I need some spiritual guidance. Faith is important to me and if I can find something in my faith that compels to me act - not just rewards me for it - then perhaps I can really push myself. I’d like an imam to articulate a call to service that puts this catastrophic natural disaster into perspective vis-a-vis my duty to God and my duty to my fellow man. Tell me that I personally must do something. Tell me that I need to give and to work and to put myself into uncomfortable situations in order to help these children who are in desperate need.
So far, no good.
“It’s God’s Will.” “Have patience.” “Pray.” These are the prevailing sentiments from the spiritual leaders I’ve run across in the mosque.
My response is: maybe, I’m trying and I do, respectively. But surely they can say more, right?
I read that an imam in Pakistan explained the floods there in this way: they are a punishment for those who have sinned and a test for those who are righteous. Really?
Does this mean that the people suffering and dying in the floods are sinners? And the rest of us - sitting abroad or in Pakistan itself - who are safe, sound and far from harms way are righteous? No, that can’t be right.
Is this imam suggesting that the Pakistani child whose image haunts me - with his face covered with flies as he looks out with eyes unblinking - is a sinner? What sin did he commit to earn himself such a harsh punishment I wonder?
God has something to do with the floods in Pakistan, but it’s far more complex and subtle than simply being “His wrath upon sinners”. A friend of mine, an agnostic from a Christian background, argued that the lesson to be drawn from the flood is that we have a duty to help each other in times of need and that this obligation is based on our shared humanity.
A man who presumably believes in a benevolent God attributes the suffering to the victims’ sins and to God’s punishment while an agnostic finds a far more humane and compassionate lesson.

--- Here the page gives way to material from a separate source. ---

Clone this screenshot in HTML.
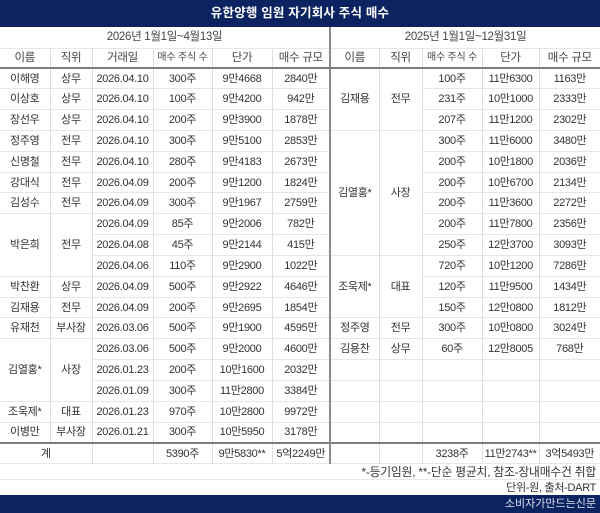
<!DOCTYPE html>
<html>
<head>
<meta charset="utf-8">
<style>
html,body{margin:0;padding:0;background:#fff;}
body{width:600px;height:513px;overflow:hidden;font-family:"Liberation Sans","Noto Sans CJK KR",sans-serif;color:#333;}
.title{height:27px;background:#0b2461;color:#fff;font-weight:bold;font-size:12.5px;text-align:center;line-height:27px;letter-spacing:0.2px;}
table{border-collapse:collapse;table-layout:fixed;width:600px;}
td{padding:0;text-align:center;font-size:11px;line-height:14px;border-right:1px solid #dedede;border-bottom:1px solid #e6e6e6;white-space:nowrap;overflow:hidden;letter-spacing:-0.3px;}
td.last{border-right:none;}
td.m{border-left:2px solid #8c8c8c;}
tr.h1{height:21px;}
tr.h1 td{color:#444;font-size:11.5px;}
tr.h2{height:20px;}
tr.h2 td{border-bottom:2px solid #7c7c7c;color:#444;font-size:11.5px;}
tr.h2 td.s{font-size:10px;letter-spacing:-0.2px;}
tr.d{height:20.83px;}
tr.t{height:21px;}
tr.t td{border-top:2px solid #7c7c7c;}
tr.f1{height:16px;}
tr.f2{height:15px;}
tr.f1 td,tr.f2 td{text-align:right;padding-right:4px;border-right:none;font-size:11px;color:#333;}
tr.f1 td{font-size:11.8px;letter-spacing:-0.2px;}
.foot{height:18px;background:#0b2461;color:#dde0ea;font-size:11px;text-align:right;line-height:18px;padding-right:4px;box-sizing:border-box;}
</style>
</head>
<body>
<div class="title">유한양행 임원 자기회사 주식 매수</div>
<table>
<colgroup>
<col style="width:50px"><col style="width:42px"><col style="width:61px"><col style="width:59px"><col style="width:60px"><col style="width:58px">
<col style="width:49px"><col style="width:43px"><col style="width:60px"><col style="width:57px"><col style="width:61px">
</colgroup>
<tr class="h1"><td colspan="6" style="border-right:none">2026년 1월1일~4월13일</td><td colspan="5" class="m last">2025년 1월1일~12월31일</td></tr>
<tr class="h2"><td>이름</td><td>직위</td><td>거래일</td><td class="s">매수 주식 수</td><td>단가</td><td>매수 규모</td><td class="m">이름</td><td>직위</td><td class="s">매수 주식 수</td><td>단가</td><td class="last">매수 규모</td></tr>

<tr class="d"><td>이해영</td><td>상무</td><td>2026.04.10</td><td>300주</td><td>9만4668</td><td>2840만</td><td class="m" rowspan="3">김재용</td><td rowspan="3">전무</td><td>100주</td><td>11만6300</td><td class="last">1163만</td></tr>
<tr class="d"><td>이상호</td><td>상무</td><td>2026.04.10</td><td>100주</td><td>9만4200</td><td>942만</td><td>231주</td><td>10만1000</td><td class="last">2333만</td></tr>
<tr class="d"><td>장선우</td><td>상무</td><td>2026.04.10</td><td>200주</td><td>9만3900</td><td>1878만</td><td>207주</td><td>11만1200</td><td class="last">2302만</td></tr>
<tr class="d"><td>정주영</td><td>전무</td><td>2026.04.10</td><td>300주</td><td>9만5100</td><td>2853만</td><td class="m" rowspan="6">김열홍*</td><td rowspan="6">사장</td><td>300주</td><td>11만6000</td><td class="last">3480만</td></tr>
<tr class="d"><td>신명철</td><td>전무</td><td>2026.04.10</td><td>280주</td><td>9만4183</td><td>2673만</td><td>200주</td><td>10만1800</td><td class="last">2036만</td></tr>
<tr class="d"><td>강대식</td><td>전무</td><td>2026.04.09</td><td>200주</td><td>9만1200</td><td>1824만</td><td>200주</td><td>10만6700</td><td class="last">2134만</td></tr>
<tr class="d"><td>김성수</td><td>전무</td><td>2026.04.09</td><td>300주</td><td>9만1967</td><td>2759만</td><td>200주</td><td>11만3600</td><td class="last">2272만</td></tr>
<tr class="d"><td rowspan="3">박은희</td><td rowspan="3">전무</td><td>2026.04.09</td><td>85주</td><td>9만2006</td><td>782만</td><td>200주</td><td>11만7800</td><td class="last">2356만</td></tr>
<tr class="d"><td>2026.04.08</td><td>45주</td><td>9만2144</td><td>415만</td><td>250주</td><td>12만3700</td><td class="last">3093만</td></tr>
<tr class="d"><td>2026.04.06</td><td>110주</td><td>9만2900</td><td>1022만</td><td class="m" rowspan="3">조욱제*</td><td rowspan="3">대표</td><td>720주</td><td>10만1200</td><td class="last">7286만</td></tr>
<tr class="d"><td>박찬환</td><td>상무</td><td>2026.04.09</td><td>500주</td><td>9만2922</td><td>4646만</td><td>120주</td><td>11만9500</td><td class="last">1434만</td></tr>
<tr class="d"><td>김재용</td><td>전무</td><td>2026.04.09</td><td>200주</td><td>9만2695</td><td>1854만</td><td>150주</td><td>12만0800</td><td class="last">1812만</td></tr>
<tr class="d"><td>유재천</td><td>부사장</td><td>2026.03.06</td><td>500주</td><td>9만1900</td><td>4595만</td><td class="m">정주영</td><td>전무</td><td>300주</td><td>10만0800</td><td class="last">3024만</td></tr>
<tr class="d"><td rowspan="3">김열홍*</td><td rowspan="3">사장</td><td>2026.03.06</td><td>500주</td><td>9만2000</td><td>4600만</td><td class="m">김용찬</td><td>상무</td><td>60주</td><td>12만8005</td><td class="last">768만</td></tr>
<tr class="d"><td>2026.01.23</td><td>200주</td><td>10만1600</td><td>2032만</td><td class="m"></td><td></td><td></td><td></td><td class="last"></td></tr>
<tr class="d"><td>2026.01.09</td><td>300주</td><td>11만2800</td><td>3384만</td><td class="m"></td><td></td><td></td><td></td><td class="last"></td></tr>
<tr class="d"><td>조욱제*</td><td>대표</td><td>2026.01.23</td><td>970주</td><td>10만2800</td><td>9972만</td><td class="m"></td><td></td><td></td><td></td><td class="last"></td></tr>
<tr class="d"><td>이병만</td><td>부사장</td><td>2026.01.21</td><td>300주</td><td>10만5950</td><td>3178만</td><td class="m"></td><td></td><td></td><td></td><td class="last"></td></tr>

<tr class="t"><td colspan="2">계</td><td></td><td>5390주</td><td>9만5830**</td><td>5억2249만</td><td class="m"></td><td></td><td>3238주</td><td>11만2743**</td><td class="last">3억5493만</td></tr>
<tr class="f1"><td colspan="11">*-등기임원, **-단순 평균치, 참조-장내매수건 취합</td></tr>
<tr class="f2"><td colspan="11" style="border-bottom:none">단위-원, 출처-DART</td></tr>
</table>
<div class="foot">소비자가만드는신문</div>
</body>
</html>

I’ll take the latter.
I’ll take it because it makes sense to me. A world in which I have a duty to my fellow man based on our shared humanity - a bond that transcends race, ethnicity and religion - is a world I can believe in. A duty to my fellow man is a principle I can build a good life upon. And it’s a frame through which I can internally manage the horror of the Pakistan flood without needing to tune it out (which is so easy to do).
While very few imams invoke “duty” and “humanity” when making passing reference this Ramadan to the floods in Pakistan, both are well grounded in my Islamic faith. In fact, I believe that striving to serve humanity epitomizes God-consciousness and that this is the principle God would want us all to choose to live by. This, I believe, is the connection between God and the Pakistan floods.